Extract every line from the records below that contains the word "chart".

━━━━━ DATA SHOWN

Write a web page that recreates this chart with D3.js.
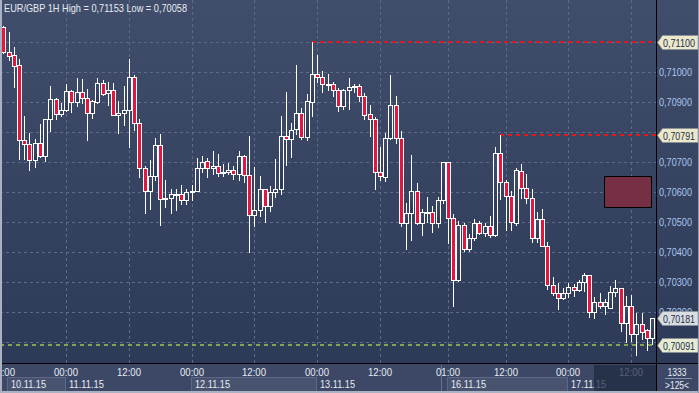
<!DOCTYPE html>
<html><head><meta charset="utf-8">
<script src="https://cdn.jsdelivr.net/npm/d3@7"></script>
<style>
html,body{margin:0;padding:0;background:#2c3956;}
svg{display:block;}
text{font-family:"Liberation Sans",Arial,sans-serif;}
</style></head>
<body>
<svg id="c" width="699" height="393"></svg>
<script>
// ---- data (EUR/GBP 1H) ----
const openV = [0.71148,0.71066,0.71055,0.71021,0.70774,0.70761,0.70708,0.70764,0.70720,0.70843,0.70908,0.70861,0.70873,0.70935,0.70898,0.70932,0.70914,0.70864,0.70900,0.70961,0.70928,0.70941,0.70856,0.70864,0.70874,0.70981,0.70831,0.70681,0.70603,0.70655,0.70758,0.70578,0.70581,0.70591,0.70594,0.70572,0.70600,0.70603,0.70680,0.70704,0.70681,0.70685,0.70663,0.70666,0.70674,0.70660,0.70719,0.70657,0.70523,0.70541,0.70611,0.70553,0.70600,0.70610,0.70788,0.70778,0.70809,0.70864,0.70783,0.70901,0.70994,0.70981,0.70956,0.70958,0.70941,0.70886,0.70941,0.70948,0.70954,0.70921,0.70858,0.70844,0.70668,0.70650,0.70779,0.70888,0.70781,0.70498,0.70531,0.70604,0.70498,0.70532,0.70534,0.70498,0.70574,0.70701,0.70514,0.70308,0.70489,0.70410,0.70448,0.70498,0.70464,0.70488,0.70458,0.70731,0.70633,0.70586,0.70496,0.70670,0.70614,0.70581,0.70446,0.70511,0.70420,0.70291,0.70264,0.70246,0.70264,0.70285,0.70274,0.70302,0.70325,0.70200,0.70234,0.70220,0.70216,0.70269,0.70282,0.70163,0.70222,0.70128,0.70161,0.70140,0.70116];
const highV = [0.71153,0.71131,0.71081,0.71041,0.70852,0.70798,0.70775,0.70825,0.70844,0.70952,0.70914,0.70896,0.70959,0.70939,0.70978,0.70975,0.70944,0.70905,0.70978,0.70972,0.70965,0.70963,0.70902,0.70952,0.71044,0.70989,0.70844,0.70686,0.70708,0.70780,0.70794,0.70639,0.70609,0.70611,0.70622,0.70611,0.70625,0.70713,0.70719,0.70713,0.70735,0.70725,0.70694,0.70698,0.70685,0.70735,0.70722,0.70785,0.70682,0.70655,0.70611,0.70619,0.70709,0.70854,0.70932,0.70828,0.71021,0.70878,0.70925,0.71100,0.71056,0.71002,0.70994,0.70965,0.70946,0.70944,0.70978,0.70958,0.70958,0.70928,0.70889,0.70850,0.70750,0.70798,0.70989,0.70919,0.70802,0.70565,0.70722,0.70629,0.70544,0.70585,0.70555,0.70585,0.70701,0.70701,0.70528,0.70505,0.70496,0.70461,0.70512,0.70505,0.70496,0.70521,0.70750,0.70791,0.70639,0.70605,0.70680,0.70692,0.70659,0.70609,0.70532,0.70544,0.70435,0.70319,0.70299,0.70281,0.70296,0.70294,0.70308,0.70331,0.70325,0.70250,0.70265,0.70243,0.70288,0.70309,0.70282,0.70255,0.70259,0.70198,0.70198,0.70143,0.70181];
const lowV = [0.71064,0.71039,0.70950,0.70710,0.70710,0.70673,0.70684,0.70717,0.70703,0.70803,0.70843,0.70853,0.70870,0.70865,0.70886,0.70895,0.70773,0.70845,0.70896,0.70924,0.70889,0.70855,0.70796,0.70822,0.70749,0.70805,0.70650,0.70530,0.70542,0.70641,0.70490,0.70550,0.70530,0.70539,0.70559,0.70559,0.70575,0.70602,0.70666,0.70650,0.70661,0.70655,0.70655,0.70659,0.70642,0.70639,0.70633,0.70400,0.70486,0.70519,0.70500,0.70536,0.70583,0.70592,0.70689,0.70717,0.70794,0.70775,0.70772,0.70853,0.70966,0.70933,0.70939,0.70919,0.70870,0.70875,0.70876,0.70932,0.70903,0.70844,0.70786,0.70610,0.70639,0.70636,0.70775,0.70763,0.70486,0.70410,0.70440,0.70494,0.70456,0.70500,0.70466,0.70483,0.70563,0.70430,0.70220,0.70305,0.70405,0.70405,0.70440,0.70461,0.70453,0.70450,0.70455,0.70578,0.70475,0.70475,0.70491,0.70580,0.70565,0.70435,0.70433,0.70420,0.70276,0.70256,0.70210,0.70243,0.70250,0.70254,0.70272,0.70272,0.70186,0.70180,0.70214,0.70193,0.70214,0.70254,0.70139,0.70100,0.70103,0.70058,0.70111,0.70074,0.70094];
const closeV = [0.71066,0.71054,0.71020,0.70774,0.70761,0.70708,0.70764,0.70720,0.70844,0.70908,0.70860,0.70874,0.70935,0.70898,0.70932,0.70914,0.70864,0.70902,0.70961,0.70926,0.70941,0.70856,0.70864,0.70874,0.70984,0.70831,0.70681,0.70603,0.70655,0.70758,0.70578,0.70580,0.70592,0.70594,0.70572,0.70601,0.70603,0.70681,0.70701,0.70680,0.70685,0.70663,0.70668,0.70674,0.70660,0.70719,0.70656,0.70523,0.70541,0.70611,0.70553,0.70600,0.70611,0.70788,0.70778,0.70808,0.70864,0.70783,0.70902,0.70994,0.70981,0.70958,0.70959,0.70941,0.70886,0.70941,0.70948,0.70953,0.70920,0.70856,0.70843,0.70666,0.70653,0.70781,0.70888,0.70781,0.70498,0.70531,0.70604,0.70498,0.70534,0.70534,0.70498,0.70574,0.70701,0.70514,0.70308,0.70489,0.70410,0.70448,0.70498,0.70464,0.70488,0.70458,0.70731,0.70633,0.70586,0.70500,0.70672,0.70614,0.70581,0.70446,0.70511,0.70420,0.70291,0.70264,0.70246,0.70264,0.70285,0.70274,0.70302,0.70325,0.70200,0.70234,0.70220,0.70234,0.70269,0.70282,0.70163,0.70222,0.70128,0.70161,0.70136,0.70116,0.70181];

const priceTicks = [0.711,0.710,0.709,0.708,0.707,0.706,0.705,0.704,0.703,0.702,0.701];
const timeTickIdx = [0,12,24,36,48,60,72,85,96,108,120];
const timeTickLabels = ["12:00","00:00","12:00","00:00","12:00","00:00","12:00","01:00","12:00","00:00","12:00"];
const dateLabels = ["10.11.15","11.11.15","12.11.15","13.11.15","16.11.15","17.11.15"];
const dateStartIdx = [0,12,36,60,85,108];
const dateEndIdx   = [12,36,60,84,108,124];
const dateBoxed    = [true,false,true,false,true,false];
const weekGapIdx = 84;
const levelPrices = [0.71100, 0.70791, 0.70091];
const levelStartIdx = [59, 95, null];
const levelKinds = ["high","high","bid"];
const tagPrices = [0.71100, 0.70791, 0.70181, 0.70091];
const tagKinds = ["high","high","last","bid"];
const zoneIdx = [115, 124];
const zonePrice = [0.70652, 0.70548];
const title = "EUR/GBP 1H High = 0,71153 Low = 0,70058";
const barCount = "1333";
const visibleBars = ">125<";

// ---- layout ----
const W = 699, H = 393;
const plotR = 656, plotB = 363;
const FS = 11;
const svg = d3.select("#c");
const defs = svg.append("defs");
const g1 = defs.append("linearGradient").attr("id","bg").attr("x1",0).attr("y1",0).attr("x2",0).attr("y2",1);
g1.append("stop").attr("offset","0%").attr("stop-color","#414e6b");
g1.append("stop").attr("offset","100%").attr("stop-color","#2b3856");
defs.append("clipPath").attr("id","plotclip").append("rect").attr("x",2).attr("y",0).attr("width",plotR-2).attr("height",plotB);
defs.append("clipPath").attr("id","axclip").append("rect").attr("x",2).attr("y",plotB).attr("width",plotR-2).attr("height",H-plotB);

svg.append("rect").attr("width",W).attr("height",H).attr("fill","url(#bg)");

const n = openV.length;
const x = d3.scaleLinear().domain([0, n-1]).range([3.3, 652]);
const y = d3.scaleLinear().domain([0.701, 0.711]).range([342.4, 41.7]);
const px = i => Math.round(x(i));

const plot = svg.append("g").attr("clip-path","url(#plotclip)");

// grid
plot.append("g").selectAll("line").data(priceTicks).join("line")
  .attr("x1",0).attr("x2",plotR).attr("y1",d=>Math.round(y(d))+0.5).attr("y2",d=>Math.round(y(d))+0.5)
  .attr("stroke","#5d6a8a").attr("stroke-dasharray","3,3");
plot.append("g").selectAll("line").data(timeTickIdx.slice(1)).join("line")
  .attr("x1",d=>px(d)+0.5).attr("x2",d=>px(d)+0.5).attr("y1",0).attr("y2",plotB)
  .attr("stroke","#5d6a8a").attr("stroke-dasharray","3,3");

// zone rectangle
plot.append("rect")
  .attr("x",Math.round(x(zoneIdx[0])-0.5)+0.5).attr("y",Math.round(y(zonePrice[0]))+0.5)
  .attr("width",Math.round(x(zoneIdx[1])-x(zoneIdx[0])))
  .attr("height",Math.round(y(zonePrice[1])-y(zonePrice[0])))
  .attr("fill","#773043").attr("stroke","#000").attr("stroke-width",1);

// level lines
const levelColor = {high:"#de1a1e", bid:"#7fa64e"};
levelPrices.forEach((p,k)=>{
  const xs = levelStartIdx[k]===null ? 0 : px(levelStartIdx[k]);
  plot.append("line").attr("x1",xs).attr("x2",plotR).attr("y1",Math.round(y(p))).attr("y2",Math.round(y(p)))
    .attr("stroke",levelColor[levelKinds[k]]).attr("stroke-width",2).attr("stroke-dasharray","4,4");
});

// candles
const idx = d3.range(n);
const cg = plot.append("g");
cg.selectAll("line.w").data(idx).join("line").attr("class","w")
  .attr("x1",i=>px(i)+0.5).attr("x2",i=>px(i)+0.5)
  .attr("y1",i=>Math.round(y(highV[i]))).attr("y2",i=>Math.round(y(lowV[i]))+1)
  .attr("stroke","#ffffff").attr("stroke-width",1);
cg.selectAll("rect.b").data(idx).join("rect").attr("class","b")
  .attr("x",i=>px(i)-1.5).attr("width",4)
  .attr("y",i=>Math.round(y(Math.max(openV[i],closeV[i])))+0.5)
  .attr("height",i=>Math.max(1,Math.round(y(Math.min(openV[i],closeV[i])))-Math.round(y(Math.max(openV[i],closeV[i])))))
  .attr("fill",i=>closeV[i]<openV[i] ? "#e3163e" : "url(#bg)")
  .attr("stroke","#ffffff").attr("stroke-width",1);

// title
svg.append("text").attr("x",4).attr("y",12).attr("fill","#e6ebf3").attr("font-size",11.5)
  .attr("textLength",183).attr("lengthAdjust","spacingAndGlyphs").text(title);

// borders of plot
svg.append("line").attr("x1",plotR+0.5).attr("x2",plotR+0.5).attr("y1",0).attr("y2",391).attr("stroke","#000");
svg.append("rect").attr("x",0).attr("y",plotB).attr("width",W).attr("height",H-plotB).attr("fill","#3c4866");
svg.append("line").attr("x1",0).attr("x2",W).attr("y1",plotB+0.5).attr("y2",plotB+0.5).attr("stroke","#000");
svg.append("line").attr("x1",plotR+0.5).attr("x2",plotR+0.5).attr("y1",plotB).attr("y2",391).attr("stroke","#000");

// bottom time axis
const ax = svg.append("g").attr("clip-path","url(#axclip)");
dateLabels.forEach((d,k)=>{
  const x0 = Math.max(7, px(dateStartIdx[k])-1);
  const x1 = px(dateEndIdx[k])-1;
  if(dateBoxed[k]){
    ax.append("rect").attr("x",x0+0.5).attr("y",377.5).attr("width",x1-x0).attr("height",14)
      .attr("fill","#47536f").attr("stroke","#5c6886");
  }
  ax.append("text").attr("x",x0+4).attr("y",388).attr("fill","#e8ecf4").attr("font-size",FS)
    .attr("textLength",35).attr("lengthAdjust","spacingAndGlyphs").text(d);
});
ax.append("line").attr("x1",px(weekGapIdx)-1.5).attr("x2",px(weekGapIdx)-1.5).attr("y1",365).attr("y2",391)
  .attr("stroke","#66728e");
ax.selectAll("text.t").data(timeTickIdx).join("text").attr("class","t")
  .attr("x",(d)=>px(d)).attr("y",376).attr("text-anchor","middle")
  .attr("fill","#e8ecf4").attr("font-size",FS).attr("textLength",24).attr("lengthAdjust","spacingAndGlyphs")
  .text((d,k)=>timeTickLabels[k]);
// dark overlay at the right end
ax.append("rect").attr("x",594).attr("y",365).attr("width",plotR-594).attr("height",26)
  .attr("fill","#1e2840").attr("opacity",0.72);

// right price axis labels (those fully hidden by a tag are skipped)
const fmt = p => d3.format(".5f")(p).replace(".",",");
const hidden = p => tagPrices.some(t => Math.abs(y(t)-y(p)) < 4);
svg.append("g").selectAll("text").data(priceTicks.filter(p=>p<0.711 && p>0.7015 && !hidden(p))).join("text")
  .attr("x",659).attr("y",d=>Math.round(y(d))+4).attr("fill","#a9c6f0").attr("font-size",FS)
  .attr("textLength",33).attr("lengthAdjust","spacingAndGlyphs").text(fmt);

// tags
const tagFill = {high:"#ece8cc", last:"#d9dde2", bid:"#e6ebd2"};
tagPrices.forEach((p,k)=>{
  const cy = Math.round(y(p))+0.5;
  const tg = svg.append("g");
  tg.append("path").attr("d",`M${657.5},${cy} L${662.5},${cy-7} L${698},${cy-7} L${698},${cy+7} L${662.5},${cy+7} Z`)
    .attr("fill",tagFill[tagKinds[k]]).attr("stroke","#8a8f9a").attr("stroke-width",0.6);
  tg.append("text").attr("x",663).attr("y",cy+4).attr("fill","#243049").attr("font-size",10.5)
    .attr("textLength",32).attr("lengthAdjust","spacingAndGlyphs").text(fmt(p));
});

// bottom-right counters
svg.append("text").attr("x",677).attr("y",376).attr("text-anchor","middle").attr("fill","#e8ecf4").attr("font-size",FS)
  .attr("textLength",19).attr("lengthAdjust","spacingAndGlyphs").text(barCount);
svg.append("line").attr("x1",665).attr("x2",692).attr("y1",378.5).attr("y2",378.5).attr("stroke","#8c96ac");
svg.append("text").attr("x",677).attr("y",388.5).attr("text-anchor","middle").attr("fill","#e8ecf4").attr("font-size",FS)
  .attr("textLength",24).attr("lengthAdjust","spacingAndGlyphs").text(visibleBars);

// outer frame
svg.append("rect").attr("x",0).attr("y",0).attr("width",2).attr("height",H).attr("fill","#aab2c2");
svg.append("rect").attr("x",0).attr("y",391).attr("width",W).attr("height",2).attr("fill","#aab2c2");
svg.append("rect").attr("x",698).attr("y",0).attr("width",1).attr("height",H).attr("fill","#8e97aa");
</script>
</body></html>
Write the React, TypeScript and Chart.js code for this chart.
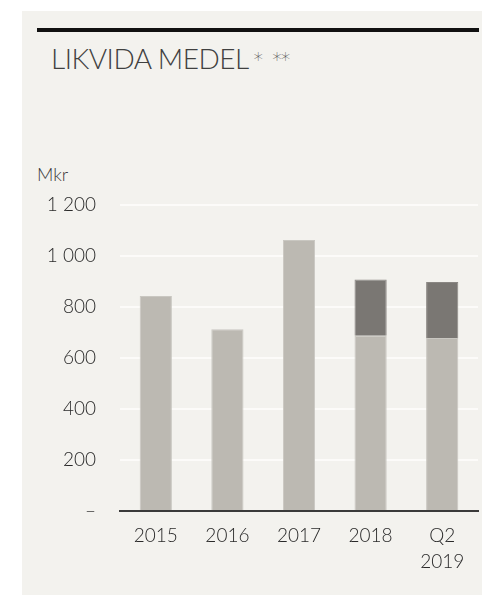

━━━━━━━━━━

RESPONSE TO THIS TASK:
Write a web page that recreates this chart with D3.js.
Write the React, TypeScript and Chart.js code for this chart.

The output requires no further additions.